In a bid to enhance shareholders’ value, Pep Boys — Manny, Moe & Jack (PBY) recently announced a share repurchase program worth $50 million.
Pep Boys plans to fund the program with its available cash in hand and future cash flows. It had cash and cash equivalents of $78.7 million as of October 27, 2012, up from $58.2 million as of January 28, 2012. During the first nine months of fiscal year 2012, the company generated cash flow of $116.2 million compared with $85.1 million in the first nine months of fiscal 2011. Given its strong balance sheet, we believe that Pep Boys is well positioned to support this share repurchase program.
The company expects to repurchase shares either in open market or through negotiated transactions. No particular time limit and price target was provided for the completion of the program.
Pep Boys reported a significant increase in its profit (excluding debt refinancing expense of $11.2 million and an asset impairment charge of $8.8 million) to $13.2 million or 25 cents per share in the third quarter of the year ended October 27, 2012, from $7 million or 13 cents per share in the comparable quarter of the prior fiscal year. The earnings per share surpassed the Zacks Consensus Estimate by 8 cents.

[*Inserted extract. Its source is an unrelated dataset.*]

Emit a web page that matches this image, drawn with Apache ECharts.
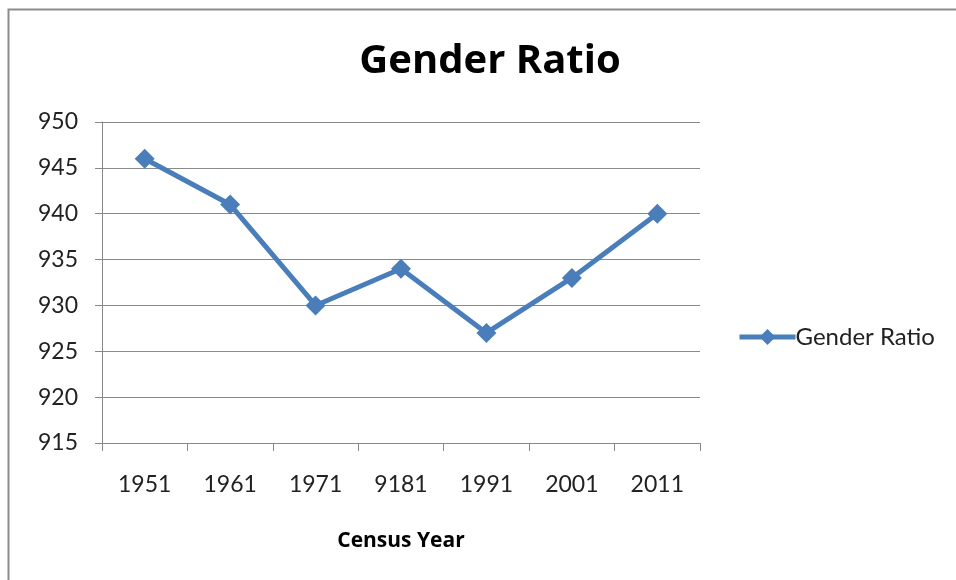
<!DOCTYPE html>
<html>
<head>
<meta charset="utf-8">
<script src="https://cdn.jsdelivr.net/npm/echarts@6/dist/echarts.min.js"></script>
<style>
  html, body { margin: 0; padding: 0; background: #fff; }
  #chart { width: 956px; height: 580px; }
</style>
</head>
<body>
<div id="chart"></div>
<script>
// census years (as printed on the chart) and gender ratio values
var years = ['1951', '1961', '1971', '9181', '1991', '2001', '2011'];
var genderRatio = [946, 941, 930, 934, 927, 933, 940];
var yMin = 915, yMax = 950, yStep = 5;

var myChart = echarts.init(document.getElementById('chart'));
var font = 'Lato, "Open Sans", sans-serif';
var boldFont = '"Open Sans", Lato, sans-serif';

var option = {
    backgroundColor: '#fff',
    animation: false,
    textStyle: { fontFamily: font },
    graphic: [{
        type: 'rect',
        shape: { x: 8.5, y: 9.5, width: 1000, height: 1000 },
        style: { fill: 'none', stroke: '#8c8c8c', lineWidth: 2 }
    }],
    title: {
        text: 'Gender Ratio',
        left: 485,
        top: 37,
        textAlign: 'center',
        textStyle: { fontFamily: boldFont, fontSize: 40, fontWeight: 'bold', color: '#000' }
    },
    legend: {
        data: ['Gender Ratio'],
        left: 737,
        top: 325,
        padding: 0,
        itemWidth: 56,
        itemHeight: 20,
        itemGap: 0,
        lineStyle: { width: 5 },
        textStyle: { fontFamily: font, fontSize: 24, color: '#222', padding: [0, 0, 0, -5] }
    },
    grid: { left: 102, right: 256, top: 122, bottom: 137 },
    xAxis: {
        type: 'category',
        data: years,
        boundaryGap: true,
        name: 'Census Year',
        nameLocation: 'middle',
        nameGap: 88,
        nameTextStyle: { fontFamily: boldFont, fontSize: 21, fontWeight: 'bold', color: '#000' },
        axisLine: { lineStyle: { color: '#888', width: 1 } },
        axisTick: { show: true, length: 8, alignWithLabel: false, lineStyle: { color: '#888' } },
        axisLabel: { fontFamily: font, fontSize: 23, color: '#222', margin: 30 }
    },
    yAxis: {
        type: 'value',
        min: yMin,
        max: yMax,
        interval: yStep,
        axisLine: { show: true, lineStyle: { color: '#888', width: 1 } },
        axisTick: { show: true, inside: false, length: 7, lineStyle: { color: '#888' } },
        axisLabel: { fontFamily: font, fontSize: 23, color: '#222', margin: 24 },
        splitLine: { show: true, lineStyle: { color: '#8a8a8a', width: 1 } }
    },
    series: [{
        name: 'Gender Ratio',
        type: 'line',
        data: genderRatio,
        symbol: 'diamond',
        symbolSize: 20,
        itemStyle: { color: '#4a7ebb' },
        lineStyle: { color: '#4a7ebb', width: 5 }
    }]
};

myChart.setOption(option);
</script>
</body>
</html>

The company’s revenues for the quarter decreased 2.4% to $509.6 million from $522.2 million a year ago. It missed the Zacks Consensus Estimate of $532 million.
Pep Boys, based in Philadelphia, supplies tires, batteries, new and remanufactured parts for vehicles, chemicals and maintenance items, fashion, electronic, and performance accessories. It also provides non-automotive merchandise such as generators, power tools and personal transportation products.
The company, which competes with O’Reilly Automotive Inc. (ORLY), AutoZone Inc. (AZO) and CarMax Inc. (KMX), currently retains a Zacks #4 Rank, which translates into a short-term (1 to 3 months) Sell rating.